Toussaint Egan (he/him) is a curation editor, out to highlight the best movies, TV, anime, comics, and games. He has been writing professionally for over a decade.

On Wednesday, actor-comedian Zack Fox shared the first episode of Yoppaman, an animated comedy series about a dilapidated grits diner in the south, and it’s fuckin’ bonkers. The project was first teased back in April, when multi-hyphenate Donald Glover shared that he was working with Fox on an “anime” project during an episode of his Gilga radio live stream.

Clocking in at just over two and a half minutes, the first episode of Yoppaman centers on the eccentric employees of a Waffle House-inspired diner restaurant called Happy Grits. While beating up an unruly customer outside the diner, the group transforms into Power Rangers-style heroes to fight against the henchmen of a maniacal alien warlord who happens to be hovering in his ship above the restaurant.

It’s chaotic and weird and bursting with personality; the exact type of anarchic comedy that’d feel right at home alongside the likes of Adult Swim staples Black Dynamite and Freaknik: The Musical.

“In 2022 I started developing an animated idea with my good friend and collaborator Chibu Okere,” Fox writes in the episode’s YouTube description. “We’re both Atlanta-raised artists who grew up on stuff like Devilman, FLCL, Evangelion, 90’s Cartoon Network, and of course black southern folklore/music/comedy/fashion etc. So we wanted to make something that synthesized all of that into a big gumbo pot. Yoppaman is the spawn of that synthesis.”

The resemblance is certainly striking. The design of characters and backgrounds feels like a combination of Hiroyuki Imaishi’s cult anime film Dead Leaves, Taiyō Matsumoto’s Tekkonkinkreet, and Ronald Wimberly’s graphic novel GratNin.

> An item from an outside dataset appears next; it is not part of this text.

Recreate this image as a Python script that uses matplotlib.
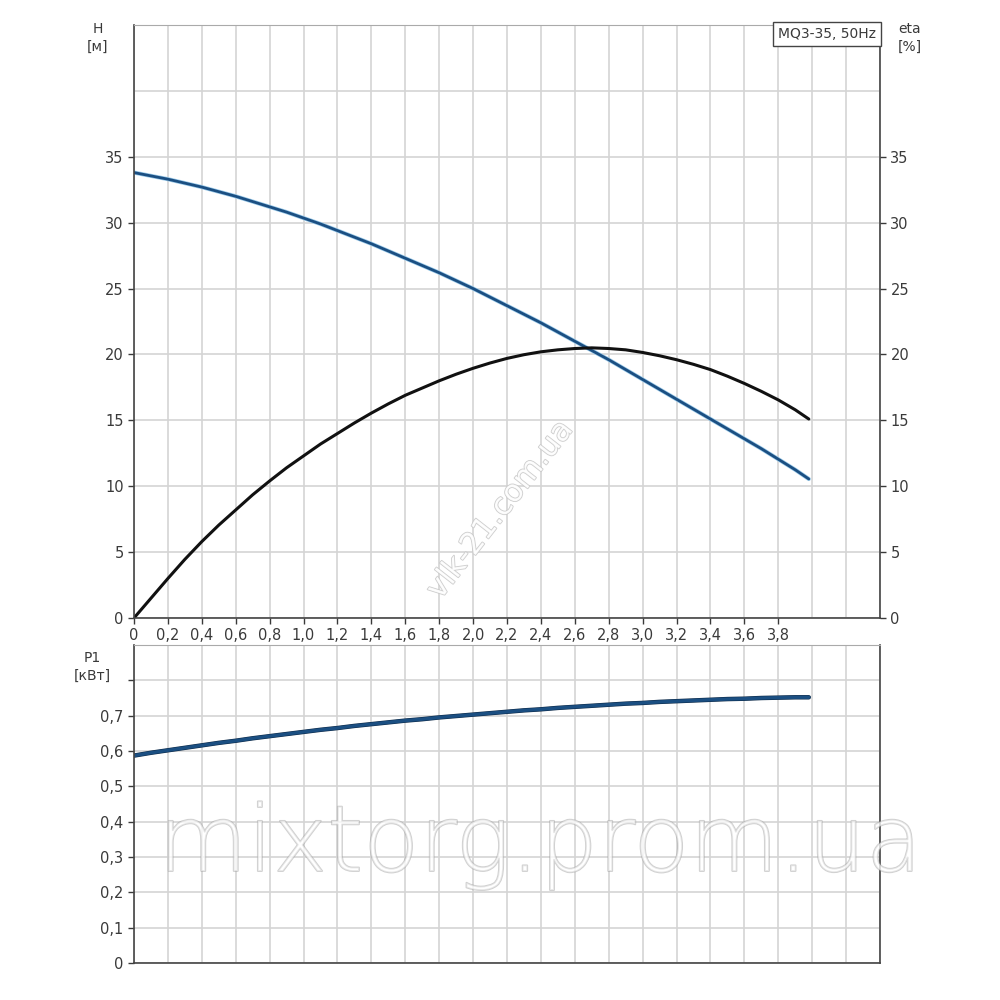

But even beyond those comparisons, Yoppaman feels like a passion project through and through and a creative breath of fresh air for fans of both anime and adult animation.

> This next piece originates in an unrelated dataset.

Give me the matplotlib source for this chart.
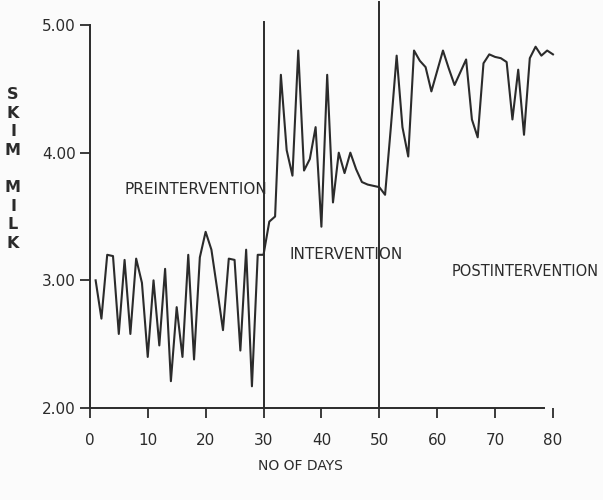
import matplotlib
matplotlib.use('Agg')
import matplotlib.pyplot as plt

# daily skim milk readings
days = list(range(1, 81))
skim_milk = [
    3.00, 2.70, 3.20, 3.19, 2.58, 3.16, 2.58, 3.17, 2.98, 2.40,   # 1-10
    3.00, 2.49, 3.09, 2.21, 2.79, 2.40, 3.20, 2.38, 3.18, 3.38,   # 11-20
    3.24, 2.93, 2.61, 3.17, 3.16, 2.45, 3.24, 2.17, 3.20, 3.20,   # 21-30
    3.46, 3.50, 4.61, 4.02, 3.82, 4.80, 3.86, 3.95, 4.20, 3.42,   # 31-40
    4.61, 3.61, 4.00, 3.84, 4.00, 3.87, 3.77, 3.75, 3.74, 3.73,   # 41-50
    3.67, 4.20, 4.76, 4.20, 3.97, 4.80, 4.72, 4.67, 4.48, 4.64,   # 51-60
    4.80, 4.66, 4.53, 4.63, 4.73, 4.26, 4.12, 4.70, 4.77, 4.75,   # 61-70
    4.74, 4.71, 4.26, 4.65, 4.14, 4.74, 4.83, 4.76, 4.80, 4.77,   # 71-80
]
phase_breaks = [30, 50]
phase_names = ['PREINTERVENTION', 'INTERVENTION', 'POSTINTERVENTION']
x_ticks = [0, 10, 20, 30, 40, 50, 60, 70, 80]
y_ticks = [2.0, 3.0, 4.0, 5.0]
y_labels = ['2.00', '3.00', '4.00', '5.00']

plt.rcParams['font.family'] = ['DejaVu Sans']
ink = '#2b2b2b'

fig = plt.figure(figsize=(6.03, 5.00), dpi=100, facecolor='#fbfbfb')
ax = fig.add_axes([0.149, 0.184, 0.768, 0.766])
ax.set_facecolor('#fbfbfb')

ax.plot(days, skim_milk, color=ink, lw=1.5, clip_on=False)

# phase separators
ax.plot([phase_breaks[0]] * 2, [2.0, 5.02], color=ink, lw=1.4, clip_on=False)
ax.plot([phase_breaks[1]] * 2, [2.0, 5.18], color=ink, lw=1.4, clip_on=False)

ax.text(6, 3.71, phase_names[0], fontsize=11, color=ink, va='center')
ax.text(34.5, 3.2, phase_names[1], fontsize=11, color=ink, va='center')
ax.text(62.5, 3.07, phase_names[2], fontsize=10.5, color=ink, va='center', clip_on=False)

ax.set_xlim(0, 80)
ax.set_ylim(2, 5)
ax.set_xticks(x_ticks)
ax.set_yticks(y_ticks)
ax.set_yticklabels(y_labels)
ax.tick_params(axis='both', colors=ink, labelsize=11, width=1.3, length=7, direction='out')
ax.tick_params(axis='x', pad=11)
ax.tick_params(axis='y', pad=3)

for s in ['top', 'right']:
    ax.spines[s].set_visible(False)
for s in ['left', 'bottom']:
    ax.spines[s].set_color(ink)
    ax.spines[s].set_linewidth(1.4)
ax.spines['bottom'].set_bounds(0, 78.5)

fig.text(300 / 603, 1 - 466 / 500, 'NO OF DAYS', fontsize=10, color=ink,
         ha='center', va='center')
fig.text(13 / 603, 1 - 169 / 500, 'S\nK\nI\nM\n\nM\nI\nL\nK', fontsize=11.5, color=ink,
         ha='center', va='center', linespacing=1.3, fontweight='bold')

fig.savefig('out.png', dpi=100, facecolor=fig.get_facecolor())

The episode was produced by Six Point Harness, Inc, a Los Angeles-based studio that previously worked on the 2019 musical film Guava Island starring Donald Glover, with music written and performed by Devin Morrison. The show’s website hints that more episodes of the series will be coming out soon, with Fox and Okere looking to nurture the project “without the influence (or hindrance) of a network” before turning Yoppaman into a fully realized show.